The request:
Check each line for the string "that", then give only how many lines have it.

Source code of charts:
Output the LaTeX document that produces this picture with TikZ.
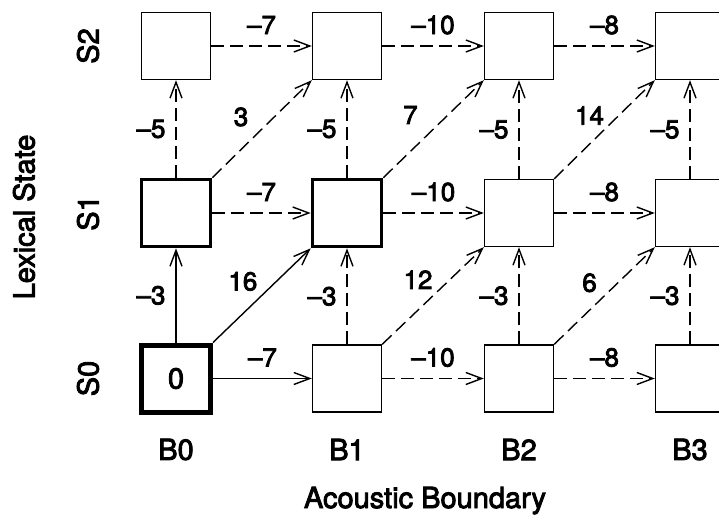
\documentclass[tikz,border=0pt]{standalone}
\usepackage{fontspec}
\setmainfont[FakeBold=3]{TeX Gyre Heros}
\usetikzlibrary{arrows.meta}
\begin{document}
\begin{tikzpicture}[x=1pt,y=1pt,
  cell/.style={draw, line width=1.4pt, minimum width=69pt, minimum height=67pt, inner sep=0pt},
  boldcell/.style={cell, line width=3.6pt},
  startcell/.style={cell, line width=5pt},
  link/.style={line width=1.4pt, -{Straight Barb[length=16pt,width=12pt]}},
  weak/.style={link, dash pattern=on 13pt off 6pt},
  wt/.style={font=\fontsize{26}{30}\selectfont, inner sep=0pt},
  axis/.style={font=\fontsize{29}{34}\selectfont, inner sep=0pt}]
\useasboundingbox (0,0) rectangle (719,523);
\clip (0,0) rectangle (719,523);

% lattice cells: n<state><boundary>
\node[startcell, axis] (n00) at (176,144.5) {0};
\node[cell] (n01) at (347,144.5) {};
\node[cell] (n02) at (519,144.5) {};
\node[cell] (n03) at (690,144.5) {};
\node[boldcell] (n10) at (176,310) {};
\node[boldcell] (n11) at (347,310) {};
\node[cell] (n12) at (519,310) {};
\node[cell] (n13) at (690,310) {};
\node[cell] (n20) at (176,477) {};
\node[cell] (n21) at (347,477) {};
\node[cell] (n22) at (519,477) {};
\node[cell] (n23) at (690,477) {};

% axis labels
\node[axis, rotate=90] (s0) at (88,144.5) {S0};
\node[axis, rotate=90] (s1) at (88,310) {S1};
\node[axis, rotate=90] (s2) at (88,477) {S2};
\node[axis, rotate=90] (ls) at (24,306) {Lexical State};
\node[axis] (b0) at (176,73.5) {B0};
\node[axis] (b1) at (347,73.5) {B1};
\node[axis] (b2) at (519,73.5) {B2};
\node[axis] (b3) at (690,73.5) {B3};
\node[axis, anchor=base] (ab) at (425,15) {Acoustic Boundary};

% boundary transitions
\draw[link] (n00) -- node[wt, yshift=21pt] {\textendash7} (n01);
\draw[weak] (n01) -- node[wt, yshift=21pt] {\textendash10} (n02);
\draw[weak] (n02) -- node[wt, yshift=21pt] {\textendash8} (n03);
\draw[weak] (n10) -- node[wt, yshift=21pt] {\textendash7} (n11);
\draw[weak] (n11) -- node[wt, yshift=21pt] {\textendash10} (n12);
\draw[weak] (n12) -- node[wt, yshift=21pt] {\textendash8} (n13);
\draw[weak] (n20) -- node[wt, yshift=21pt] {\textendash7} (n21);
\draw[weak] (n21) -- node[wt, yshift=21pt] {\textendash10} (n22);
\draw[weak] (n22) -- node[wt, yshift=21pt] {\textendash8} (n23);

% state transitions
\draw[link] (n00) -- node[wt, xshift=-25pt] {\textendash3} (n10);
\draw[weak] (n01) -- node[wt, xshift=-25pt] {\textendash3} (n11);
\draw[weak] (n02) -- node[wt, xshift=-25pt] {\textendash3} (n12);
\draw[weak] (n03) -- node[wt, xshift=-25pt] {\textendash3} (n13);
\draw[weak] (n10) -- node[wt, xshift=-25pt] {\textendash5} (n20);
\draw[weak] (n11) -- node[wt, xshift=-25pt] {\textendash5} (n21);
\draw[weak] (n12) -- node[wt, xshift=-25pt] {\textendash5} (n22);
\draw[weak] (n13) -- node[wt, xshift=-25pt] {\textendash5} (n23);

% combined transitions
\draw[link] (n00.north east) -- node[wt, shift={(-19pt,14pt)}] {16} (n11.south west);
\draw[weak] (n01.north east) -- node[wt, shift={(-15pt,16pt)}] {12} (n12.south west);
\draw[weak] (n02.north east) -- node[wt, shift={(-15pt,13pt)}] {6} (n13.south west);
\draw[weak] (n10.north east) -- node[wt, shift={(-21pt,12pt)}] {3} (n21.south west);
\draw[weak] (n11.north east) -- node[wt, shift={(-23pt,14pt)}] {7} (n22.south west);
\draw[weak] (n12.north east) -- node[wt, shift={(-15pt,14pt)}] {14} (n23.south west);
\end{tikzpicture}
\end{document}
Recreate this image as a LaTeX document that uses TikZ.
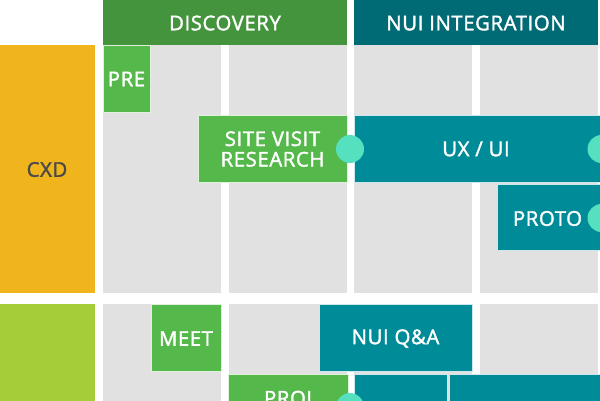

Task answer:
2